Element 3: Affirmation

The words of blessing upon your grandchild should carry with them the recognition of your grandchild’s value based on who they are rather than on performance.

Element 4: Envisioning a Special Future

While you cannot predict your grandchildren’s future, you absolutely can communicate to them that the

Christ-like character traits and spiritual gifts they have in the present are attributes that God can bless and use in their future.

Element 5: An Active Commitment on Our Part

The other four elements alone are not enough. Our commitment to do everything possible to help our grandchildren be successful must back them up. Our grandchildren need to know that we stand behind what we say.


Speaking a blessing upon our grandchildren is one of the most significant spiritual disciplines we can engage in. It is important to God. It is crucial to our grandchildren.

Tip #1 – Be on the lookout.

As we scour the pages of the Bible to learn more about the practice of speaking a blessing, it appears that this practice was a regular part of Israel’s experience. Blessings were given privately in the home. Also, they were spoken when the people were gathered together. And both general (recurring) and personal (specific) blessings can be found.

Certainly, the blessings we bestow upon our grandchildren do not carry the same prophetic weight as the Patriarchal blessings of the Old Testament. However, I think we can glean from the examples left for us that there are many opportunities before us for giving a blessing. We need only to look for them.

Tip #2 – Speak blessings often.

Many examples of milestone blessings recorded in the Bible. These blessings were spoken in the once-in-a-lifetime moments of life – birth, coming of age, weddings, etc.
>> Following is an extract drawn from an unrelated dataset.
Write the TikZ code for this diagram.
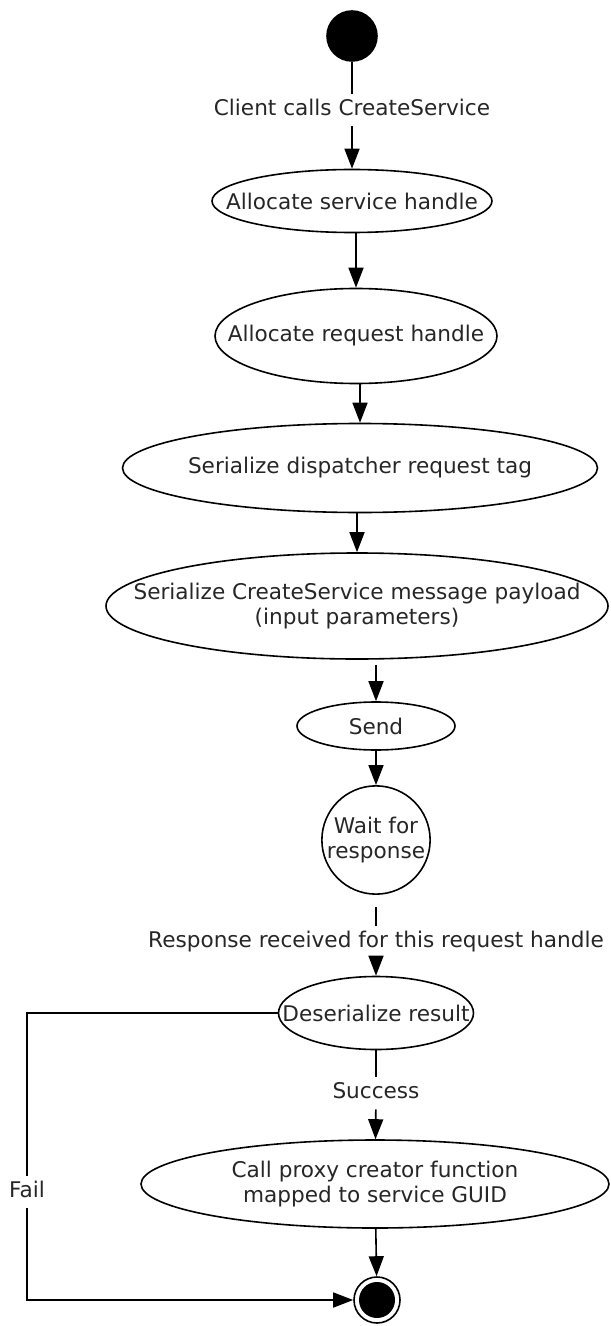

But don’t reserve your blessings for those occasions alone. Get in the habit of speaking them in the everyday moments of life as well.

Tip #3 –Bear the weight.

The blessing you give to your grandchild is a gift of acceptance and unconditional love. This blessing should not be given with an expectation of return. While the one being blessed does have a part to play in receiving the blessing, the weight of this exchange rests with the blessing giver.

Tip #4 – Engage.

Whether recurring or specific, milestone or everyday, the act of blessing is important. Put down your phone, remove yourself from distraction, turn toward your grandchild, and look directly into their eyes.
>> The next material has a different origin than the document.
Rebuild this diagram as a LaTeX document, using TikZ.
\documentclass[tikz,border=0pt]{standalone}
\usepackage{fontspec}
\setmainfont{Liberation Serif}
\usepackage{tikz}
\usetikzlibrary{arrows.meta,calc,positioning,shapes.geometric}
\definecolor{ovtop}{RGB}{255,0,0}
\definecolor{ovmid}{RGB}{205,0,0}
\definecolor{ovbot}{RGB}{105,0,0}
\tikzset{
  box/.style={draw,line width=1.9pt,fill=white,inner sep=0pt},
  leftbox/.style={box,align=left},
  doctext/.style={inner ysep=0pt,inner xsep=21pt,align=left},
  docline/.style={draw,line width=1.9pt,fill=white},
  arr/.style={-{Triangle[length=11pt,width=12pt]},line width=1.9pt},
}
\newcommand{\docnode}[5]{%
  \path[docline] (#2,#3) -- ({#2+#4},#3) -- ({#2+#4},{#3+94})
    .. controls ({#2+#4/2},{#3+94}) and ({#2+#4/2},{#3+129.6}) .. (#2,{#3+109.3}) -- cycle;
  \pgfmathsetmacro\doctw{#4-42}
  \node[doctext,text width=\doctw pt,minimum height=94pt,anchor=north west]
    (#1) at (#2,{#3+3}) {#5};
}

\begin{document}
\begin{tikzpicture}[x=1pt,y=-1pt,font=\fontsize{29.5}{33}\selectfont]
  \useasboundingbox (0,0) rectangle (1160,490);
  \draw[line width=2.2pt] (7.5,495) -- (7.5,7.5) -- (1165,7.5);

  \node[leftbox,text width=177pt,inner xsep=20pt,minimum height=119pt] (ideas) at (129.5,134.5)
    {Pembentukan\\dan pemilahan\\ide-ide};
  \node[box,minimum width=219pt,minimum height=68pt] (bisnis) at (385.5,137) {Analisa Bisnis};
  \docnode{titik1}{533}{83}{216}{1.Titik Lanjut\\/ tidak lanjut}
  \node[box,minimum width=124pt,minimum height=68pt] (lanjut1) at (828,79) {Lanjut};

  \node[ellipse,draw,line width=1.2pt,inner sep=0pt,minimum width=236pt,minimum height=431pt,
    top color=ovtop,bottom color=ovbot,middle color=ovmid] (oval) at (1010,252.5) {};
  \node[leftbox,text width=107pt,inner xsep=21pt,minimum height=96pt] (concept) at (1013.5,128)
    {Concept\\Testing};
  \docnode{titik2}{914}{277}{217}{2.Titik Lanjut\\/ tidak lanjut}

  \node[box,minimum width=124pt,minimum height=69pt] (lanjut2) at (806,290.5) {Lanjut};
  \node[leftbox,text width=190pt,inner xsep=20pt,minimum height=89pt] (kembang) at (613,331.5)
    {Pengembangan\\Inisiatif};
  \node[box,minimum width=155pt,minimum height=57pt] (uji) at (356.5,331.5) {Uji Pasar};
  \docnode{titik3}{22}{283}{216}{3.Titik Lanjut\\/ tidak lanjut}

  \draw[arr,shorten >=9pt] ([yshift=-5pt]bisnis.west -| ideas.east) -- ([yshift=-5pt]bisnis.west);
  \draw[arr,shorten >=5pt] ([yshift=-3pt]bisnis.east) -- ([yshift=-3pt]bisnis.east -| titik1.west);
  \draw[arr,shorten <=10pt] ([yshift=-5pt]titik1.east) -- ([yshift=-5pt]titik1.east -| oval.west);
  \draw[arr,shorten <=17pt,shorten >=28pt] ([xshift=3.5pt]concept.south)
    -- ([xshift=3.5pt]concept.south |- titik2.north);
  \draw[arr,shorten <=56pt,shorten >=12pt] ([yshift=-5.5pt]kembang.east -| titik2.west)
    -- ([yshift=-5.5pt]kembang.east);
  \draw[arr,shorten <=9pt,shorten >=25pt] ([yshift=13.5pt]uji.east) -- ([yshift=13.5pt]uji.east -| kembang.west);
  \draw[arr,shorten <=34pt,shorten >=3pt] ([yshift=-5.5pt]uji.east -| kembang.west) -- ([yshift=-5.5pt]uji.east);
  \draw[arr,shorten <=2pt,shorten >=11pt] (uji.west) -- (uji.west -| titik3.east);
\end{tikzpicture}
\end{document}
Tip #5 – Be sure to include all five of the necessary elements.

None of the elements alone is enough to convey blessing. Give careful thought regarding how you will include each element.

Tip #6 – Clarify appropriateness.

Appropriate doesn’t mean the same thing to everyone. In addition to taking great care in choosing your form of touch, take time to consider the preferences of your grandchild and their parents. An arm around a shoulder may be acceptable to one child, while a simple pat on the back is preferred by another. And don’t forget the child who does not like to be touched. For them, it may be a matter of sitting face-to-face and looking directly into their eyes.

Tip #7 – Ask permission.

Before touching your grandchild, ask first. This is especially important when blessing male, teen grandchildren.
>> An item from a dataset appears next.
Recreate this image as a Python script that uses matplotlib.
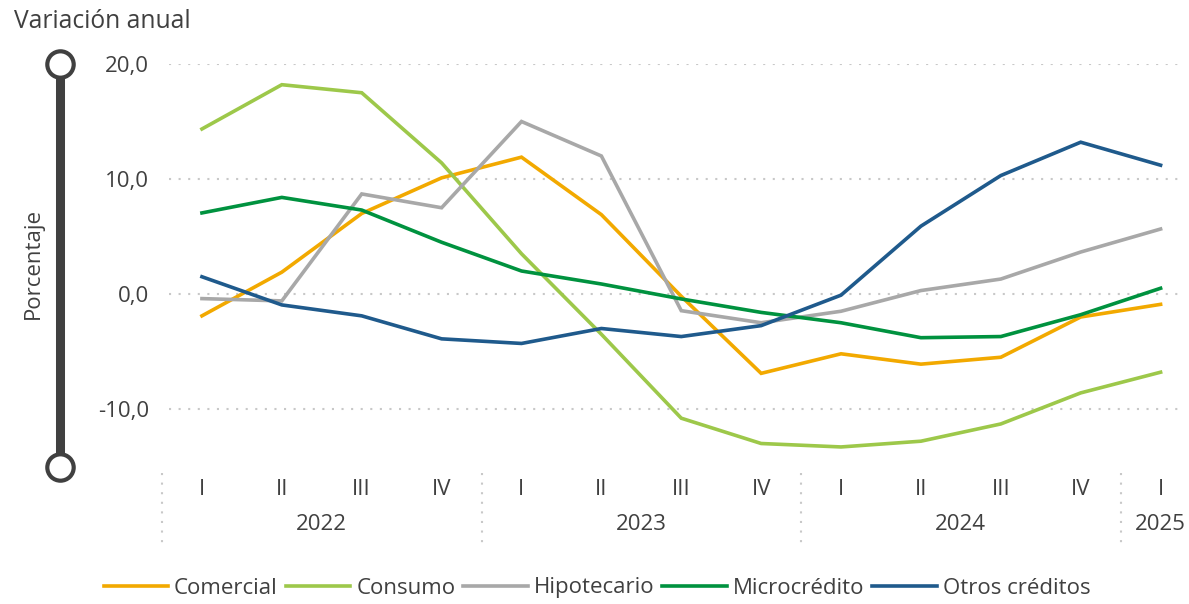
import matplotlib
matplotlib.use('Agg')
import matplotlib.pyplot as plt
from matplotlib.transforms import blended_transform_factory
from matplotlib.lines import Line2D

quarters = ['I', 'II', 'III', 'IV', 'I', 'II', 'III', 'IV', 'I', 'II', 'III', 'IV', 'I']
years = ['2022', '2023', '2024', '2025']
year_counts = [4, 4, 4, 1]

comercial = [-1.9, 1.9, 7.0, 10.1, 11.9, 6.9, -0.2, -6.9, -5.2, -6.1, -5.5, -2.0, -0.9]
consumo = [14.35, 18.2, 17.5, 11.4, 3.5, -3.5, -10.8, -13.0, -13.3, -12.8, -11.3, -8.6, -6.8]
hipotecario = [-0.4, -0.6, 8.7, 7.5, 15.0, 12.0, -1.45, -2.5, -1.5, 0.3, 1.3, 3.65, 5.65]
microcredito = [7.05, 8.4, 7.3, 4.5, 2.0, 0.87, -0.43, -1.6, -2.5, -3.8, -3.7, -1.8, 0.5]
otros = [1.5, -0.95, -1.9, -3.9, -4.3, -3.0, -3.7, -2.75, -0.1, 5.9, 10.3, 13.2, 11.2]

series_names = ['Comercial', 'Consumo', 'Hipotecario', 'Microcrédito', 'Otros créditos']
series_values = [comercial, consumo, hipotecario, microcredito, otros]
series_colors = ['#F2A900', '#9DC84A', '#A8A8A8', '#00923F', '#1F5A8C']

yticks = [20, 10, 0, -10]

TXT = '#404040'
plt.rcParams['font.family'] = ['Open Sans', 'DejaVu Sans']

W, H = 1189, 604
fig = plt.figure(figsize=(W / 100, H / 100), dpi=100)
ax_left, ax_right = 162, 1180
ax_top, ax_bottom = 64, 466.5
ax = fig.add_axes([ax_left / W, 1 - ax_bottom / H, (ax_right - ax_left) / W, (ax_bottom - ax_top) / H])

n = len(quarters)
x = list(range(n))
ax.set_xlim(-0.5, 12.243)
ax.set_ylim(-15, 20)

for yv in yticks:
    ax.axhline(yv, xmin=0.007, xmax=1, color='#C8C8C8', lw=1.5, ls=(0, (1, 3.6)), zorder=1)

for name, vals, col in zip(series_names, series_values, series_colors):
    ax.plot(x, vals, color=col, lw=2.6, label=name, solid_joinstyle='miter', zorder=3)

for s in ax.spines.values():
    s.set_visible(False)

ax.set_yticks(yticks)
ax.set_yticklabels([f'{v:.1f}'.replace('.', ',') for v in yticks])
ax.tick_params(axis='y', length=0, pad=9.5, labelsize=16, labelcolor=TXT)
ax.set_xticks(x)
ax.set_xticklabels(quarters)
ax.tick_params(axis='x', length=0, pad=9, labelsize=16, labelcolor=TXT)

# year labels and separators
trans = blended_transform_factory(ax.transData, ax.transAxes)
start = 0
sep_top = -(473 - ax_bottom) / (ax_bottom - ax_top)
sep_bot = -(545 - ax_bottom) / (ax_bottom - ax_top)
year_y = -(524.5 - ax_bottom) / (ax_bottom - ax_top)
for yr, cnt in zip(years, year_counts):
    ax.plot([start - 0.5, start - 0.5], [sep_top, sep_bot], transform=trans, clip_on=False,
            color='#C8C8C8', lw=1.5, ls=(0, (1, 3.6)))
    ax.text(start + (cnt - 1) / 2, year_y, yr, transform=trans, ha='center', va='center',
            fontsize=16, color=TXT)
    start += cnt

# decorative vertical axis bar
btrans = blended_transform_factory(fig.transFigure, ax.transData)
bx = 60 / W
ax.plot([bx, bx], [20, -15], transform=btrans, clip_on=False, color='#404040', lw=6.5,
        solid_capstyle='butt', zorder=4)
ax.plot([bx, bx], [20, -15], transform=btrans, clip_on=False, ls='none', marker='o',
        markersize=19, markerfacecolor='white', markeredgecolor='#404040', markeredgewidth=3,
        zorder=5)

fig.text(14 / W, 1 - 21 / H, 'Variación anual', ha='left', va='center', fontsize=17.7, color=TXT)
fig.text(33 / W, 1 - 263 / H, 'Porcentaje', ha='center', va='center', rotation=90,
         fontsize=16, color=TXT)

handles = [Line2D([0], [0], color=c, lw=2.6) for c in series_colors]
fig.legend(handles, series_names, loc='center', bbox_to_anchor=(597 / W, 1 - 588 / H), ncol=5,
           frameon=False, fontsize=16, handlelength=2.9, handletextpad=0.27,
           columnspacing=0.36, labelcolor=TXT, borderaxespad=0, borderpad=0)

fig.savefig('out.png', dpi=100)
Tip #8 – Consider your words.

Remember that words wield mighty power. Choose your words thoughtfully and with great care. Speak words of high affirmation. Use Scripture. And be as brief and concise as possible.

Tip #9 – Name names.

Names are personal. They are important. Address your grandchild by name as you begin the blessing. And use specific names of the Lord and their corresponding meaning in your blessing.

Tip #10 – Surround your spoken blessing with ceremony.

The added element of ceremony creates greater impact, and it’s more fun!

  • Use a special plate at dinner. Bless your grandchild by celebrating milestones, accomplishments, and other praiseworthy events with a blessing spoken over them and a meal eaten on the special plate.
  • Celebrate the big moments (salvation, baptism, getting a driver’s license, milestone birthdays, etc.) in your grandchild’s life with a Rite-of-Passage Blessing.
  • Write a blessing on a piece of tissue paper, put it in a locket, and present it to your grandchild. Don’t forget to speak the blessing over them aloud.
  • Incorporate a symbol. A symbol can be anything: an item of jewelry, a coin, a plaque, a certificate, a family heirloom, etc. The importance of the symbol is not the “what,” but the purpose. A symbol serves as a reminder of the blessing and of God’s truth.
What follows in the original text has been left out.